The Iranian judicial process as presented in the film reminded me very much of the way a not totally dissimilar incident is handled in Tomás Gutierrez Aléa’s Memories of Underdevelopment (Cuba 1968). I felt for the investigating judge listening to the case and trying to be fair to all sides. The Iranian system is presented as thorough but somewhat inflexible in its process. It appears to treat plaintiffs and defendanys on an equal basis but there still seems to be a bias towards the middle-class who can more easily get ‘respectable’ people to vouch for them.

I have enjoyed many other Iranian films with more obvious ‘issues’ and political discourses but I enjoyed this film because it was so ‘ordinary’ in its story elements, but so extraordinary in its presentation. Not to be missed!
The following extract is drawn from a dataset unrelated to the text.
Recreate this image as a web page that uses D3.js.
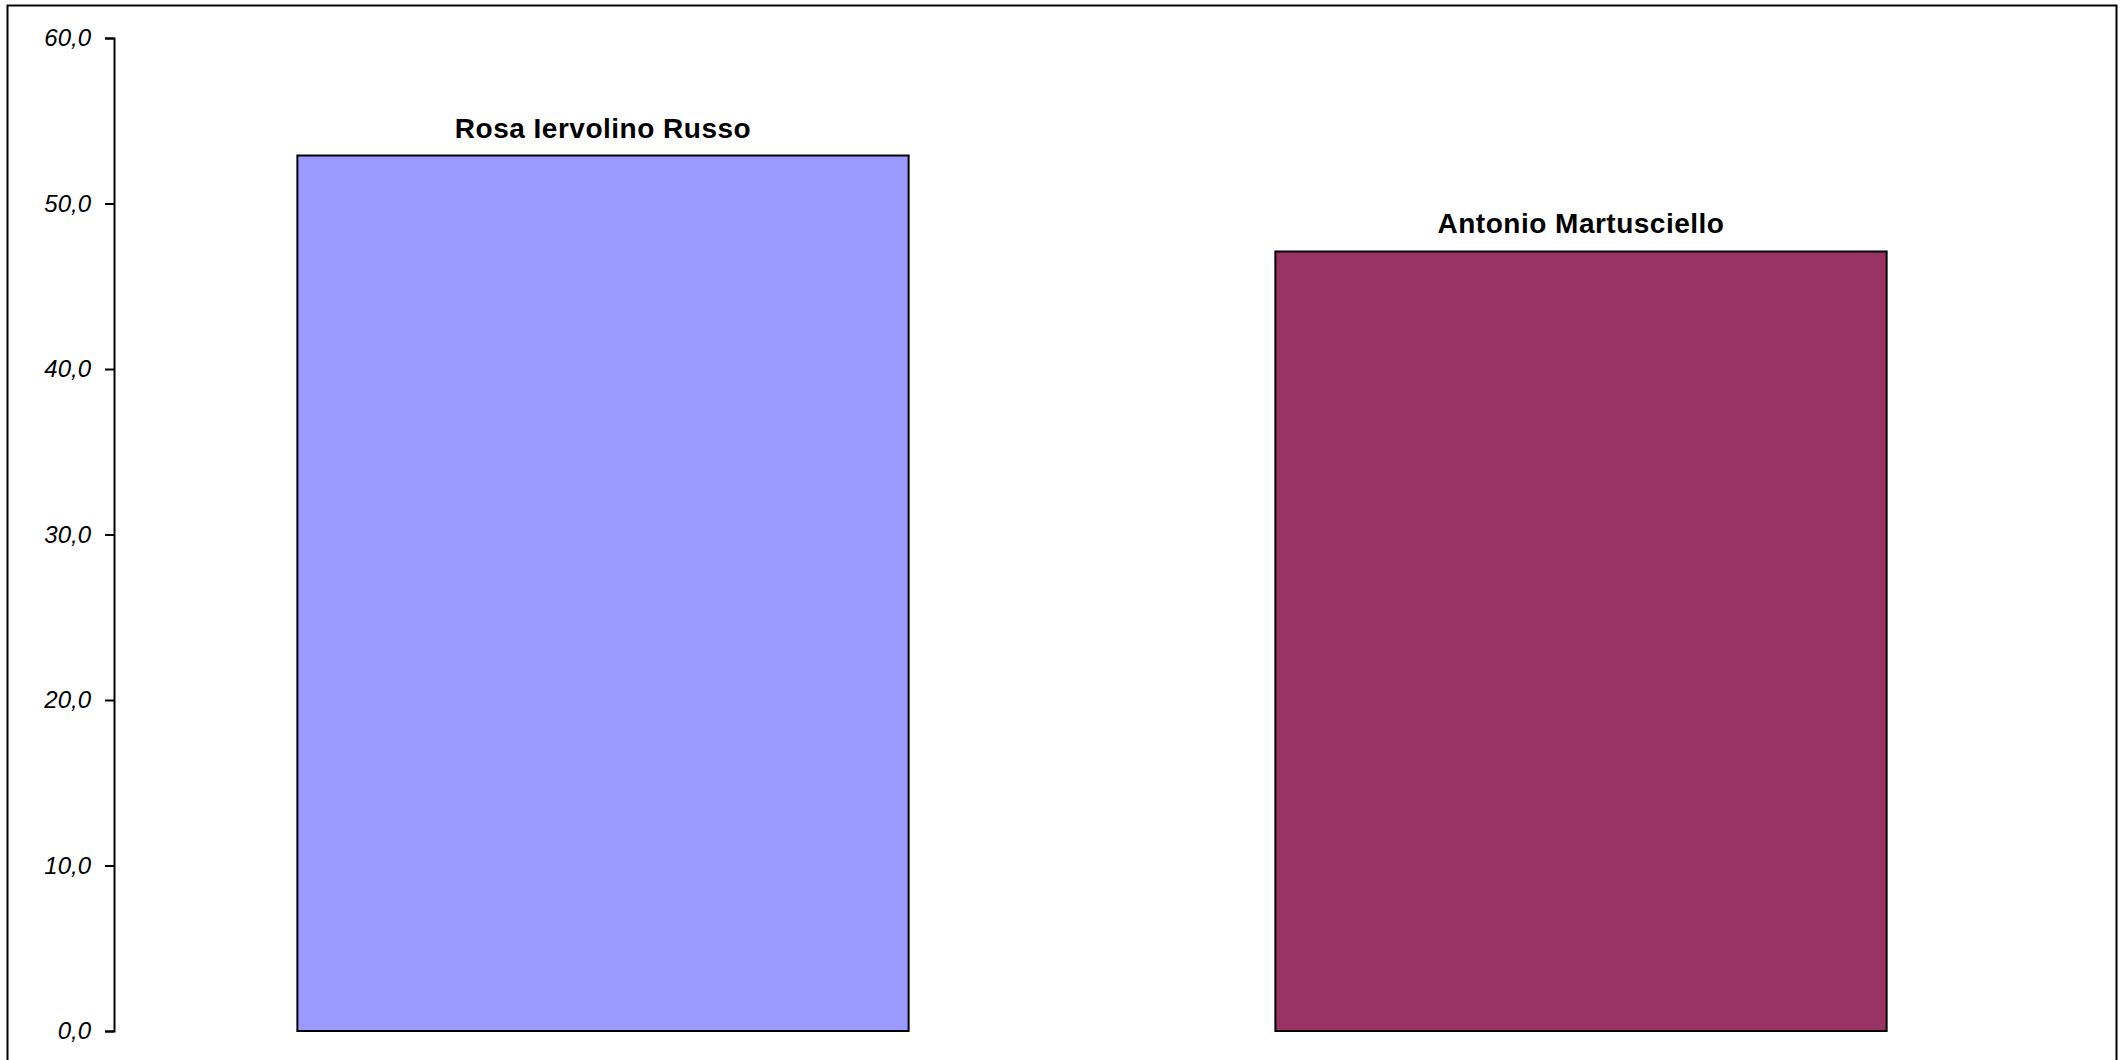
<!DOCTYPE html>
<html>
<head>
<meta charset="utf-8">
<script src="https://cdn.jsdelivr.net/npm/d3@7"></script>
<style>
  body { margin: 0; background: #fff; }
</style>
</head>
<body>
<svg></svg>
<script>
// chart data
let candidates = ['Rosa Iervolino Russo', 'Antonio Martusciello']
let percentages = [52.9, 47.1]
let barColors = ['#9999FF', '#993366']
let yTicks = [0, 10, 20, 30, 40, 50, 60]

// canvas
let width = 2127
let height = 1060

let svg = d3.select('svg')
svg.attr('width', width).attr('height', height)

// outer frame
svg.append('rect')
    .attr('x', 7.5)
    .attr('y', 5.5)
    .attr('width', 2109)
    .attr('height', 1070)
    .attr('fill', 'none')
    .attr('stroke', '#000')
    .attr('stroke-width', 2)

// scales
let xScale = d3.scaleBand()
    .domain(candidates)
    .range([114, 2070])
    .paddingInner(0.375)
    .paddingOuter(0.1875)

let yScale = d3.scaleLinear()
    .domain([0, 60])
    .range([1031, 38])

// italian number format: 60,0
let it = d3.formatLocale({decimal: ',', thousands: '.', grouping: [3], currency: ['', '€']})

// y axis
let yAxis = d3.axisLeft(yScale)
    .tickValues(yTicks)
    .tickFormat(it.format('.1f'))
    .tickSize(9)
    .tickPadding(14)

let gy = svg.append('g')
    .attr('transform', 'translate(114,0)')
    .call(yAxis)
gy.select('.domain').attr('stroke', '#000').attr('stroke-width', 2)
gy.selectAll('.tick line').attr('stroke', '#000').attr('stroke-width', 2)
gy.selectAll('.tick text')
    .attr('fill', '#000')
    .style('font-family', '"Liberation Sans", Arial, sans-serif')
    .style('font-style', 'italic')
    .style('font-size', '24px')

// bars
let rows = candidates.map((c, i) => ({name: c, value: percentages[i], color: barColors[i]}))

svg.selectAll('rect.bar')
    .data(rows)
    .enter()
    .append('rect')
    .attr('class', 'bar')
    .attr('x', d => xScale(d.name))
    .attr('y', d => yScale(d.value))
    .attr('width', xScale.bandwidth())
    .attr('height', d => yScale(0) - yScale(d.value))
    .attr('fill', d => d.color)
    .attr('stroke', '#000')
    .attr('stroke-width', 2)

// name labels above bars
svg.selectAll('text.name')
    .data(rows)
    .enter()
    .append('text')
    .attr('class', 'name')
    .attr('x', d => xScale(d.name) + xScale.bandwidth() / 2)
    .attr('y', d => yScale(d.value) - 18)
    .attr('text-anchor', 'middle')
    .style('font-family', '"Liberation Sans", Arial, sans-serif')
    .style('font-weight', 'bold')
    .style('font-size', '28px')
    .style('letter-spacing', '0.5px')
    .text(d => d.name)
</script>
</body>
</html>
If you enjoyed watching A Separation, check out our reviews of Farhadi’s earlier films Fireworks Wednesday and About Elly – not yet available in the UK but out on DVD in the US.

Press Notes available here.

Artificial Eye trailer (Spoiler Warning: the trailer gives much more plot detail than I have included above):


  1. keith1942

    I have now been fortunate enough to see this film twice, and it seemed even better the second time around. Everyone I know who has seen it has been impressed.
    It offers an engagement with the everyday which has always been the hallmark of the neo-realist tradition.
    Possibly the best new film that I have seen this year.


    • Roy Stafford

      I agree that it uses the ‘taken from everyday life’ philosophy central to Rossellini’s ideas. However, I’m not sure that describing it as a neo-realist film is necessarily helpful (and I’m not sure that you are). I struggled with a feeling that it is actually much more calculated than neorealism in its early phase seemed to be. The film is written and the actors directed in such a careful way. There is nothing ‘loose’ or ‘open’ about the style. The ending is ‘open’ but designed to be so. I would certainly like to see it again and possibly take a more ‘distanced’ perspective on it. I’ve seen critics refer to Michael Haneke’s work as sharing some aspects of its approach. Based on the little I’ve seen of Haneke, I much prefer this Iranian approach.


  2. keith1942

    I can see that A separation does not fit strictly into neo-realism. However, I think it does exhibit some of the virtues of these films. In particular I am reminded of Renoir’s take, [very influential on the Italian pioneers] ‘The truly terrible thing is that everybody has their reasons.’
    I can see why critics might see a parallel with Haneke in the ending: however, I thought comparisons with Abbas Kiarostami or Fatih Akin are more useful.